Kocaeli 2. Ağır Ceza Mahkemesi, dokuz sanığa “delil yetersizliğinden” beraat, 7 sanık polise ise 1 yıl 8’er ay hapis cezası verdi. Mahkeme, Yurtsever’in binadan çıkarılırken linç girişimine maruz kalanlar arasında olmadığının TRT görevlisi bilirkişilerin incelediği kamera görüntülerine göre sabit olduğunu, ölümün görevli 7 polisin açlık grevine müdahale sırasında aşırı şiddet uygulayarak Yurtsever’i döverek ölümüne neden oldukları sonucuna vardı. Mahkeme, Yurtsever’in karakolda da tekmelendiği yönündeki tanık ifadesini ise tanığın olaydan sonra DGM’de yargılandığı gibi ilginç bir gerekçeyle kabul etmedi. Kararda polislerin Yurtsever’in kendilerine saldırdığı ve karşılık verdikleri savunmasına ilişkin de, “Bina çevresinde ve içinde yeterli sayıda emniyet gücü tertibat almıştır. Eylemcilerin yanlarında küçük çocuklar da vardır. Eylemcilerin saldırıları direkt polisin nefsine saldırı olarak kabul edilemez” denildi.

‘Kasten adam öldürme’

Mahkeme bu nedenle polisleri “kasten adam öldürmük” suçundan mahkum etti. Ancak ölümün Yurtsever’in kalp hastalığı ile polislerin dayağının birleşmesi sonucu olduğu dikkate alınarak ceza 6 yıla düşürüldü. Bu ceza da suçun polisin yasal yetkisini aşarak işlendiği ve iyi halli oldukları gerekçesiyle 1 yıl 8 ay hapse düşürüldü. Bu kararı Yargıtay 1. Ceza Dairesi 20 Aralık 2006’da “hakim duruşma tutanağını imzalamadı” diye usulden bozdu. Kocaeli 2. Ağır Ceza Mahkemesi, 23 Temmuz 2007’de aldığı kararla sanık polis memurları Ş.Ö.E, Ş.K, İ.T, S.T, B.O.T, B.Ş. ve T.Ç’yi görevlerini yaparken kendilerine direnen Metin Yurtsever’i “kastı aşan adam öldürme” suçundan mahkum etti. Suç tipinin değişmesi nedeniyle sanıklara verilen ceza da bu kez 5 yıl 6 ay 20’şer güne yükseltildi.

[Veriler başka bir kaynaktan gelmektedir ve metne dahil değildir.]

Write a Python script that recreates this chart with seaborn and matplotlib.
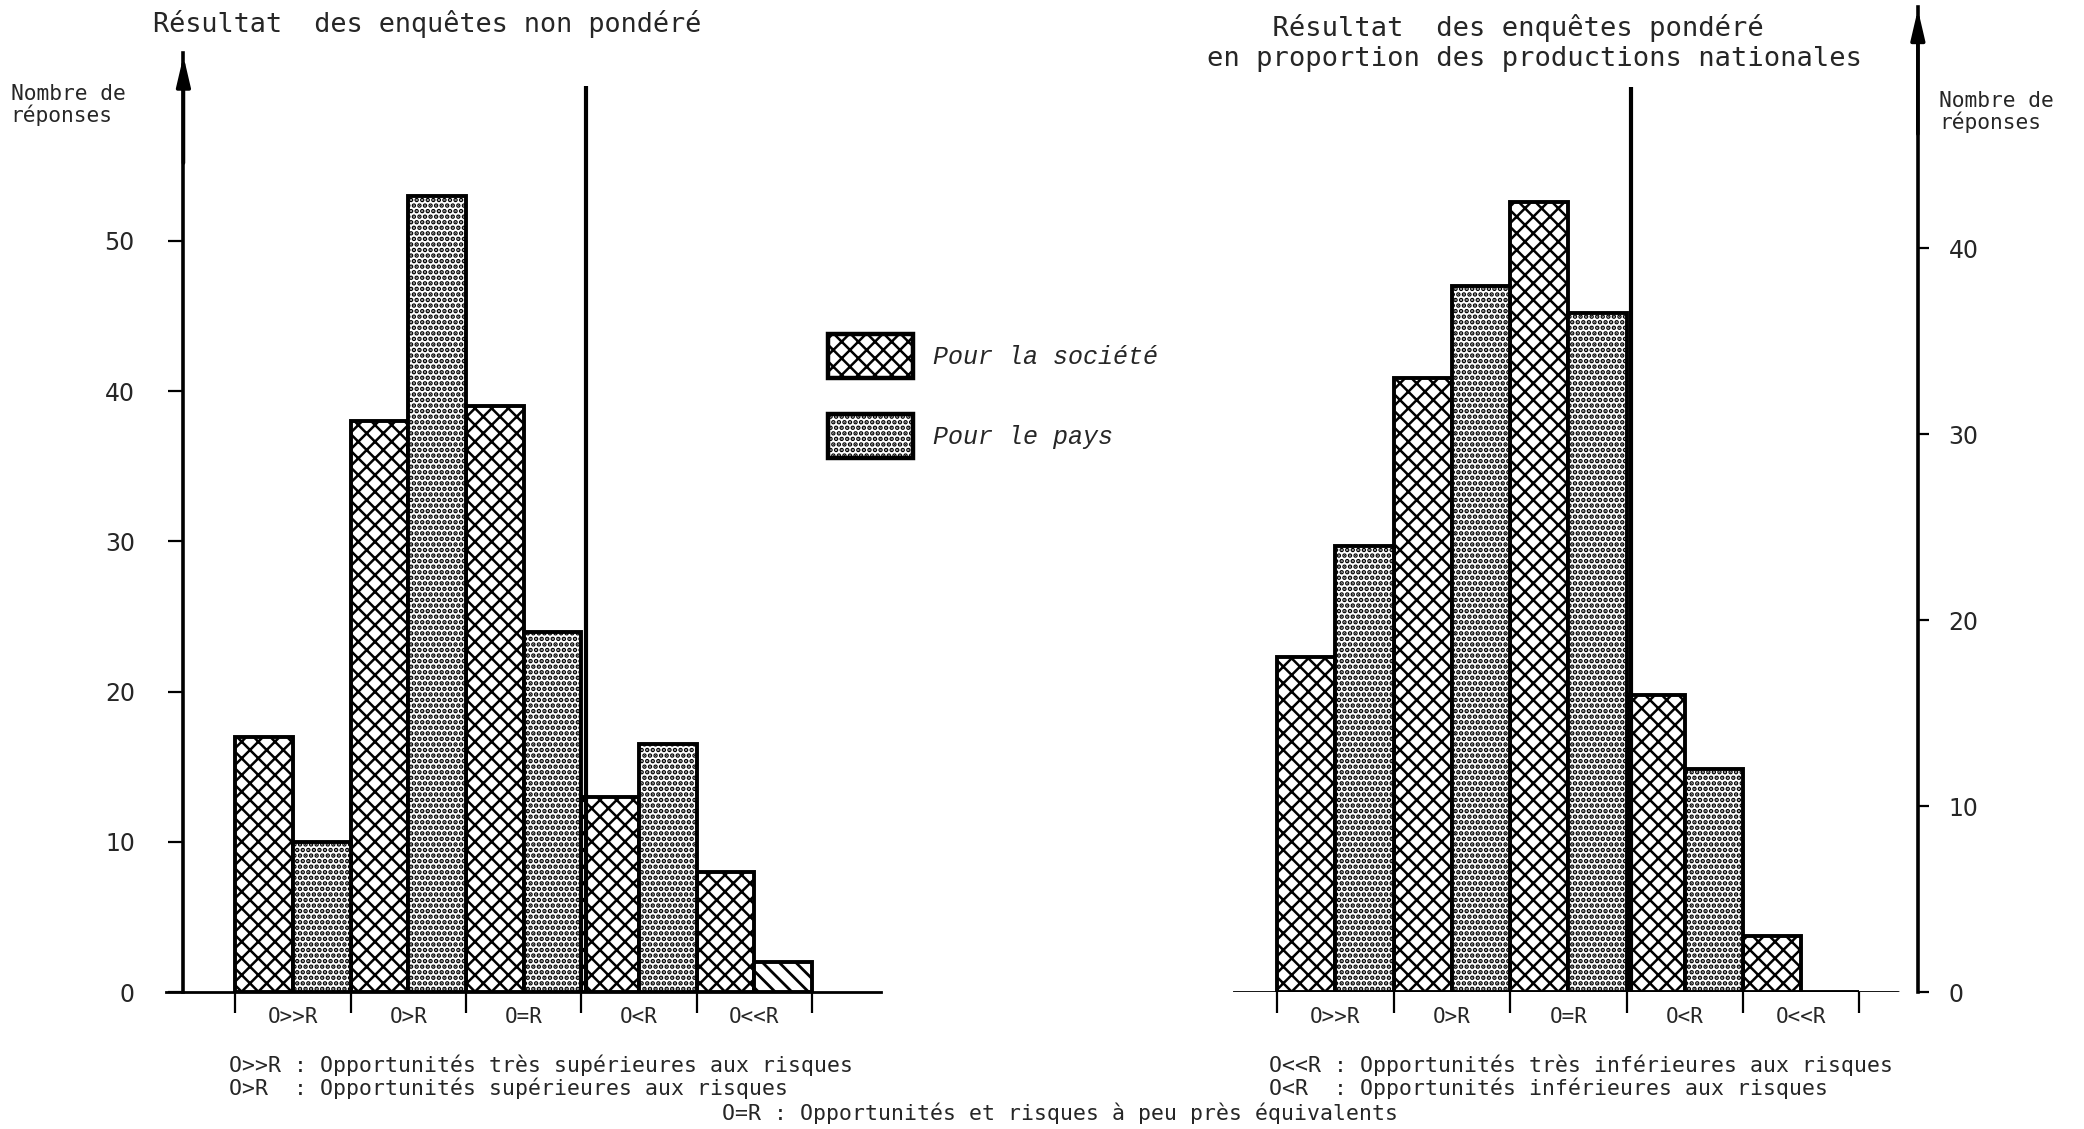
import numpy as np
import pandas as pd
import matplotlib
matplotlib.use("Agg")
import matplotlib.pyplot as plt
import matplotlib.patches as mpatches
import seaborn as sns

# ---------------- data ----------------
categories = ["O>>R", "O>R", "O=R", "O<R", "O<<R"]
series = ["Pour la société", "Pour le pays"]

left_societe = [17, 38, 39, 13, 8]
left_pays = [10, 53, 24, 16.5, 2]

right_societe = [18, 33, 42.5, 16, 3]
right_pays = [24, 38, 36.5, 12, 0]

left_ticks = [0, 10, 20, 30, 40, 50]
right_ticks = [0, 10, 20, 30, 40]

left_title = "Résultat  des enquêtes non pondéré"
right_title = "    Résultat  des enquêtes pondéré\nen proportion des productions nationales"
ylabel_text = "Nombre de\nréponses"

notes_left = ["O>>R : Opportunités très supérieures aux risques",
              "O>R  : Opportunités supérieures aux risques"]
notes_right = ["O<<R : Opportunités très inférieures aux risques",
               "O<R  : Opportunités inférieures aux risques"]
note_center = "O=R : Opportunités et risques à peu près équivalents"

# ---------------- style ----------------
sns.set_theme(style="white")
plt.rcParams["font.family"] = ["DejaVu Sans Mono", "DejaVu Sans"]
plt.rcParams["hatch.linewidth"] = 1.8
plt.rcParams["hatch.color"] = "black"

W, H = 1568.0, 849.0  # reference coordinate frame (shrunk)
fig = plt.figure(figsize=(20.84, 11.29), dpi=100)
fig.patch.set_facecolor("white")

HATCH_SOC = "xx"
HATCH_PAYS = "..."
LW = 2.8
HLW_SOC = 1.8
HLW_PAYS = 2.3


def set_hlw(p, w):
    if hasattr(p, "set_hatch_linewidth"):
        p.set_hatch_linewidth(w)


def make_df(soc, pays):
    return pd.DataFrame({
        "cat": categories * 2,
        "val": list(soc) + list(pays),
        "serie": [series[0]] * len(categories) + [series[1]] * len(categories),
    })


def draw_bars(ax, soc, pays):
    df = make_df(soc, pays)
    sns.barplot(data=df, x="cat", y="val", hue="serie", order=categories,
                hue_order=series, palette=["white", "white"], saturation=1,
                edgecolor="black", linewidth=LW, width=1.0, gap=0,
                errorbar=None, legend=False, ax=ax)
    for cont, h, w in zip(ax.containers, [HATCH_SOC, HATCH_PAYS], [HLW_SOC, HLW_PAYS]):
        for bar in cont:
            bar.set_hatch(h)
            set_hlw(bar, w)
            bar.set_facecolor("white")
            bar.set_edgecolor("black")
    return ax


def style_xaxis(ax):
    ax.set_xlabel("")
    ax.set_ylabel("")
    ax.set_xticks(range(len(categories)))
    ax.set_xticklabels(categories, fontsize=15, family="DejaVu Sans Mono")
    ax.set_xticks(np.arange(-0.5, len(categories)), minor=True)
    ax.tick_params(axis="x", which="major", length=0, pad=11)
    ax.tick_params(axis="x", which="minor", length=15, width=1.6,
                   direction="out", bottom=True, color="black")


# ---------------- left panel ----------------
axL = fig.add_axes([125 / W, 1 - 746 / H, (663 - 125) / W, (746 - 40) / H])
draw_bars(axL, left_societe, left_pays)
# special diagonal hatch for the last small bar
axL.containers[1][4].set_hatch("\\\\")
set_hlw(axL.containers[1][4], 2.0)
axL.set_xlim(-1.1, 5.1)
axL.set_ylim(0, 62.5)
style_xaxis(axL)
for s in ["top", "right"]:
    axL.spines[s].set_visible(False)
axL.spines["bottom"].set_linewidth(2.0)
axL.spines["bottom"].set_color("black")
axL.spines["left"].set_position(("data", -0.95))
axL.spines["left"].set_linewidth(2.6)
axL.spines["left"].set_color("black")
axL.set_yticks(left_ticks)
axL.set_yticklabels([str(t) for t in left_ticks], fontsize=17, family="DejaVu Sans")
axL.tick_params(axis="y", length=11, width=1.6, direction="out", pad=24,
                left=True, color="black")
axL.annotate("", xy=(-0.95, 62.5), xytext=(-0.95, 55),
             arrowprops=dict(arrowstyle="-|>,head_length=1.5,head_width=0.35",
                             lw=2.6, color="black"),
             annotation_clip=False)
axL.vlines(2.54, 0, 60.3, color="black", lw=3)
fig.text(115 / W, 1 - 18 / H, left_title, fontsize=19.4, ha="left", va="center",
         family="DejaVu Sans Mono")

# ---------------- right panel ----------------
axR = fig.add_axes([928 / W, 1 - 746 / H, (1443 - 928) / W, (746 - 5) / H])
draw_bars(axR, right_societe, right_pays)
axR.set_xlim(-0.877, 5.002)
axR.set_ylim(0, 53.0)
style_xaxis(axR)
for s in ["top", "left", "bottom"]:
    axR.spines[s].set_visible(False)
axR.axhline(0, xmin=0, xmax=(1428 - 928) / (1443 - 928), color="black", lw=2.0)
axR.spines["right"].set_linewidth(2.6)
axR.spines["right"].set_color("black")
axR.yaxis.tick_right()
axR.set_yticks(right_ticks)
axR.set_yticklabels([str(t) for t in right_ticks], fontsize=17, family="DejaVu Sans")
axR.tick_params(axis="y", length=8, width=1.6, direction="out", pad=14,
                right=True, left=False, color="black")
axR.annotate("", xy=(5.002, 53.0), xytext=(5.002, 46),
             arrowprops=dict(arrowstyle="-|>,head_length=1.5,head_width=0.35",
                             lw=2.6, color="black"),
             annotation_clip=False)
axR.vlines(2.537, 0, 48.7, color="black", lw=3)

fig.text(908 / W, 1 - 32.5 / H, right_title, fontsize=19.5, ha="left", va="center",
         linespacing=1.2, family="DejaVu Sans Mono")

# ---------------- y labels ----------------
fig.text(8 / W, 1 - 79 / H, ylabel_text, fontsize=15.3, ha="left", va="center",
         linespacing=1.05, family="DejaVu Sans Mono")
fig.text(1459 / W, 1 - 84 / H, ylabel_text, fontsize=15.3, ha="left", va="center",
         linespacing=1.05, family="DejaVu Sans Mono")

# ---------------- legend ----------------
h1 = mpatches.Patch(facecolor="white", edgecolor="black", hatch=HATCH_SOC,
                    linewidth=3.2, label=series[0])
h2 = mpatches.Patch(facecolor="white", edgecolor="black", hatch=HATCH_PAYS,
                    linewidth=3.2, label=series[1])
set_hlw(h1, HLW_SOC)
set_hlw(h2, HLW_PAYS)
leg = fig.legend(handles=[h1, h2], loc="upper left",
                 bbox_to_anchor=(610 / W, 1 - 238 / H), frameon=False,
                 prop=dict(family="Liberation Mono", style="italic", size=18),
                 handlelength=3.4, handleheight=2.33, labelspacing=1.44,
                 handletextpad=0.8, borderpad=0.2)
for p in leg.get_patches():
    set_hlw(p, HLW_PAYS if p.get_hatch() == HATCH_PAYS else HLW_SOC)

# ---------------- footnotes ----------------
for i, t in enumerate(notes_left):
    fig.text(172 / W, 1 - (801 + 17 * i) / H, t, fontsize=15.5, ha="left",
             va="center", family="DejaVu Sans Mono")
for i, t in enumerate(notes_right):
    fig.text(955 / W, 1 - (801 + 17 * i) / H, t, fontsize=15.5, ha="left",
             va="center", family="DejaVu Sans Mono")
fig.text(543 / W, 1 - 837 / H, note_center, fontsize=15.5, ha="left",
         va="center", family="DejaVu Sans Mono")

fig.savefig("out.png", dpi=100, facecolor="white")
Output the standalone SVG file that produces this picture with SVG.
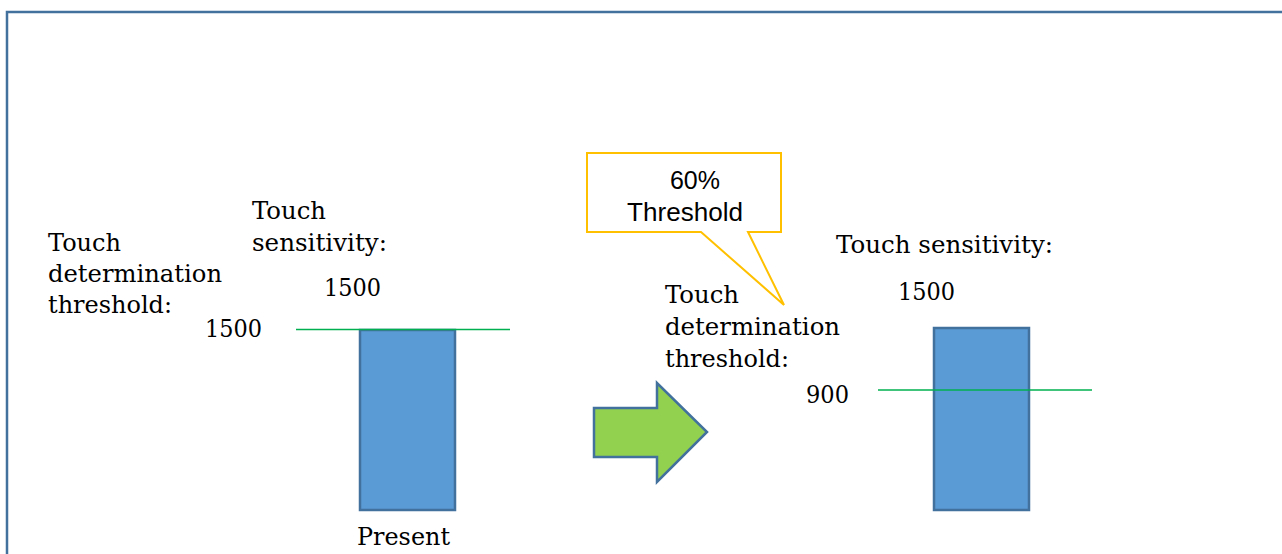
<svg xmlns="http://www.w3.org/2000/svg" width="1282" height="554" viewBox="0 0 1282 554">
<style>
.t{font-family:"DejaVu Serif","Liberation Serif",serif;font-size:24px;fill:#000}
.s{font-family:"Liberation Sans",Arial,sans-serif;font-size:25px;fill:#000}
.bar{fill:#5B9BD5;stroke:#41719C;stroke-width:2.5}
.lvl{stroke:#00B050;stroke-width:1.5}
</style>
<rect x="7" y="12" width="1300" height="600" fill="#fff" stroke="#41719C" stroke-width="2.5"/>
<g id="left-labels">
<text class="t" x="48" y="251" textLength="73" lengthAdjust="spacingAndGlyphs">Touch</text>
<text class="t" x="48" y="282" textLength="174" lengthAdjust="spacingAndGlyphs">determination</text>
<text class="t" x="48" y="313" textLength="124" lengthAdjust="spacingAndGlyphs">threshold:</text>
<text class="t" x="205" y="337" textLength="57" lengthAdjust="spacingAndGlyphs">1500</text>
<text class="t" x="252" y="219" textLength="74" lengthAdjust="spacingAndGlyphs">Touch</text>
<text class="t" x="252" y="251" textLength="135" lengthAdjust="spacingAndGlyphs">sensitivity:</text>
<text class="t" x="324" y="296" textLength="57" lengthAdjust="spacingAndGlyphs">1500</text>
</g>
<g id="present-bar">
<rect class="bar" x="360" y="330" width="95" height="180"/>
<text class="t" x="357" y="545" textLength="93" lengthAdjust="spacingAndGlyphs">Present</text>
</g>
<g id="arrow">
<path d="M594,408 H657 V383 L707,432 L657,482 V457 H594 Z" fill="#92D050" stroke="#41719C" stroke-width="2.5" stroke-linejoin="miter"/>
</g>
<g id="callout">
<path d="M587,153 H781 V232 H748 L784,305 L701,232 H587 Z" fill="#fff" stroke="#FFC000" stroke-width="2"/>
<text class="s" x="695" y="189" text-anchor="middle">60%</text>
<text class="s" x="685" y="221" text-anchor="middle" textLength="116" lengthAdjust="spacingAndGlyphs">Threshold</text>
</g>
<g id="right-labels">
<text class="t" x="665" y="303" textLength="74" lengthAdjust="spacingAndGlyphs">Touch</text>
<text class="t" x="665" y="335" textLength="175" lengthAdjust="spacingAndGlyphs">determination</text>
<text class="t" x="665" y="367" textLength="124" lengthAdjust="spacingAndGlyphs">threshold:</text>
<text class="t" x="806" y="403" textLength="43" lengthAdjust="spacingAndGlyphs">900</text>
<text class="t" x="836" y="253" textLength="217" lengthAdjust="spacingAndGlyphs">Touch sensitivity:</text>
<text class="t" x="898" y="300" textLength="57" lengthAdjust="spacingAndGlyphs">1500</text>
</g>
<g id="after-bar">
<rect class="bar" x="934" y="328" width="95" height="182"/>
</g>
<g id="connectors">
<line class="lvl" x1="296" y1="329.5" x2="510" y2="329.5"/>
<line class="lvl" x1="878" y1="390" x2="1092" y2="390"/>
</g>
</svg>
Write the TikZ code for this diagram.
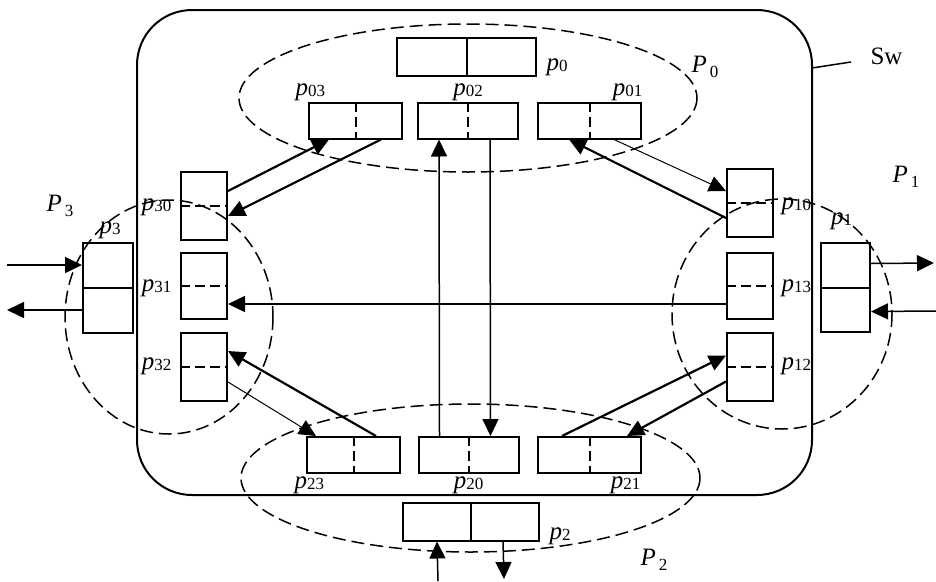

‘Hangisi yaptı belli değil’

Yargıtay ikinci temyiz incelemesinde, 11 Şubat 2009’da 7 polis memurunun mahkumiyetlerini “maktulde meydana getirilen ve ölüme neden olan yaraların hangi sanık ya da sanıklarca meydana getirildiğini gösterir kesin ve inandırıcı kanıt bulunmadığı, sanıkların beraatlerine karar verilmesi gerekirken mahkum edildikleri” gerekçesiyle bozdu. Kocaeli 2. Ağır Ceza Mahkemesi, 20 Temmuz 2010’da 7 polise 5’er yıl 6’şar ay 20’şer gün hapis cezası kararında direndi. Direnme kararında “Sanık polisler gerek sayı gerekse de donanım olarak eylemcileri bu denli sert bir uygulama ile etkisiz hale getirme zorunda değillerdir. Vefat edenin vücudunun muhtelif yerlerinde ve hayati bölgelerinde adli raporlar ve otopsi tutanakları ile fotoğraflardan anlaşılacağı üzere çok sayıda darp izi vardır” denildi.

Gözaltında ölüm davası önceki gün Ceza Genel Kurulu’nun önüne geldi. Kurul, mahkemenin sanık polislere cezada direnme kararını bozdu. Böylece polislere beraat kararı verilmesi kesinleşti.